DORA will have a significant impact on banking supervision activities. First, supervisory practices will have to adapt to overseeing new types of entities and working in a new operating environment where innovation is continuous and driven largely by technology. Second, the Act will help to reinforce supervisory activities. For instance, as mentioned earlier, it will help to improve the cyber-incident reporting framework in place since 2017 by streamlining it and making it more consistent. DORA will also create several new tasks, including conducting TLPT and the contribution to JETs in charge of the oversight of critical third-party service providers.

To perform these tasks, we will need to update the existing methodologies and toolkits used to supervise ICT risk and monitor the impact of technology on business models. The improved understanding of ICT risk introduced by DORA will need to be integrated into the overall supervisory view on banks' safety and soundness. A specific approach will be needed for CTPPs due to their specific technical nature and the additional amount of work overseeing them is likely to generate.

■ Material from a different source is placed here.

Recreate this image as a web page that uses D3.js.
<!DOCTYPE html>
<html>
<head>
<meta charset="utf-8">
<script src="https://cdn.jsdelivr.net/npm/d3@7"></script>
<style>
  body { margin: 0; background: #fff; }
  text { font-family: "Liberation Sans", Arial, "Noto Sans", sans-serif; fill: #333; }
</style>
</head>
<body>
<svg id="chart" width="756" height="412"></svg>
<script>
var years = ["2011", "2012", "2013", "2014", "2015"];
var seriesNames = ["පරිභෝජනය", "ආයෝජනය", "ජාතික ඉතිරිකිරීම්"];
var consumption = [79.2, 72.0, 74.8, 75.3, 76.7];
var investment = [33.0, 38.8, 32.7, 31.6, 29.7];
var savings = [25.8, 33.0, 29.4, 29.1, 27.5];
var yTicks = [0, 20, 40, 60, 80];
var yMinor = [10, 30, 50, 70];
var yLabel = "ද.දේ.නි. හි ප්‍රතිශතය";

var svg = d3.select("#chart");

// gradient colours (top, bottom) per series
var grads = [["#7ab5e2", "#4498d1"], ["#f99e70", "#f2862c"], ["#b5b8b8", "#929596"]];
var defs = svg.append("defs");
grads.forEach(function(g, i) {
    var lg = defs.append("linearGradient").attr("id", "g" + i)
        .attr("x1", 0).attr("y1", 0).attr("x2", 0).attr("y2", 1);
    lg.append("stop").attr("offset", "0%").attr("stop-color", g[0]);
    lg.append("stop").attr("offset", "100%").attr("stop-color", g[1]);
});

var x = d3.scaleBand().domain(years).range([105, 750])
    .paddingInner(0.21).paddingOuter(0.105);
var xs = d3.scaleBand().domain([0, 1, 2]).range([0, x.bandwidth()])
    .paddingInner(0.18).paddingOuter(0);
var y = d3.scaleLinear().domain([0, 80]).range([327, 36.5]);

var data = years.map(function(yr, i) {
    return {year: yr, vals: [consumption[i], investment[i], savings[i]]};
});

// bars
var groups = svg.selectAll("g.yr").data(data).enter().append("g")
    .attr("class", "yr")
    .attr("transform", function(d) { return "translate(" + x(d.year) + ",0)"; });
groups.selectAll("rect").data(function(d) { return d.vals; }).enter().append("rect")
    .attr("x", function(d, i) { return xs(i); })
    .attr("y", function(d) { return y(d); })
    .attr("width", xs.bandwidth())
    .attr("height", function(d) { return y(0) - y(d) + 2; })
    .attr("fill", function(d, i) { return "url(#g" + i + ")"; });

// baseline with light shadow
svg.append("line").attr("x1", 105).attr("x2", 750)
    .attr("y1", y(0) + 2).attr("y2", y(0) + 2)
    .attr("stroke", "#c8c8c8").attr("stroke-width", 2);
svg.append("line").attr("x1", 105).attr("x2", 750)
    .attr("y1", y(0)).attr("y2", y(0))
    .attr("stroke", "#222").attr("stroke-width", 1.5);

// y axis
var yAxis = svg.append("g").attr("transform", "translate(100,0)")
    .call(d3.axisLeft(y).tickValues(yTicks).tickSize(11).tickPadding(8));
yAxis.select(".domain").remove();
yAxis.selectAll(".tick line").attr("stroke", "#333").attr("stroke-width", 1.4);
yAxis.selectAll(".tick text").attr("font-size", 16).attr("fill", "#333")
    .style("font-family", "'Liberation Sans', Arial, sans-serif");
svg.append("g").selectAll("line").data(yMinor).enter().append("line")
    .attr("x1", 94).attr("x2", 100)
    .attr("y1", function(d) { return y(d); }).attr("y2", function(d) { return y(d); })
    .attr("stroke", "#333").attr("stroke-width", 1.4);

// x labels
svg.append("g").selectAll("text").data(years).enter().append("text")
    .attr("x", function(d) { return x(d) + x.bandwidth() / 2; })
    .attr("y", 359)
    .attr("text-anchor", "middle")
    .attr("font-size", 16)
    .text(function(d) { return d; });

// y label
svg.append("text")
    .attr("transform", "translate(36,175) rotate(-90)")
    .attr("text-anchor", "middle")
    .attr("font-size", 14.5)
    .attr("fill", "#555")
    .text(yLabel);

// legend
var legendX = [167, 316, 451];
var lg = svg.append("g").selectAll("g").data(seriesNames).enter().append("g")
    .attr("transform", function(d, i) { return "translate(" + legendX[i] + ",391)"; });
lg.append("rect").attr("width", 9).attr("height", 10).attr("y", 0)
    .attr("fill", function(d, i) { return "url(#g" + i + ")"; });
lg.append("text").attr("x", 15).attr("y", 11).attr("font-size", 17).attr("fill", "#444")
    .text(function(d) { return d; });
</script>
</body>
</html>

Finally, let me add that a mechanism for sharing information and achieving a common level of digital resilience is very important since digitalisation affects operational resilience and banks become more dependent on third-party service providers. At the same time, we should not forget that having DORA in place, does not mean that all risks are managed. We need to closely monitor the evolution of more sophisticated cyber threats originated by criminal and government attackers. DORA is a step in the right direction that will help us rise to these challenges together.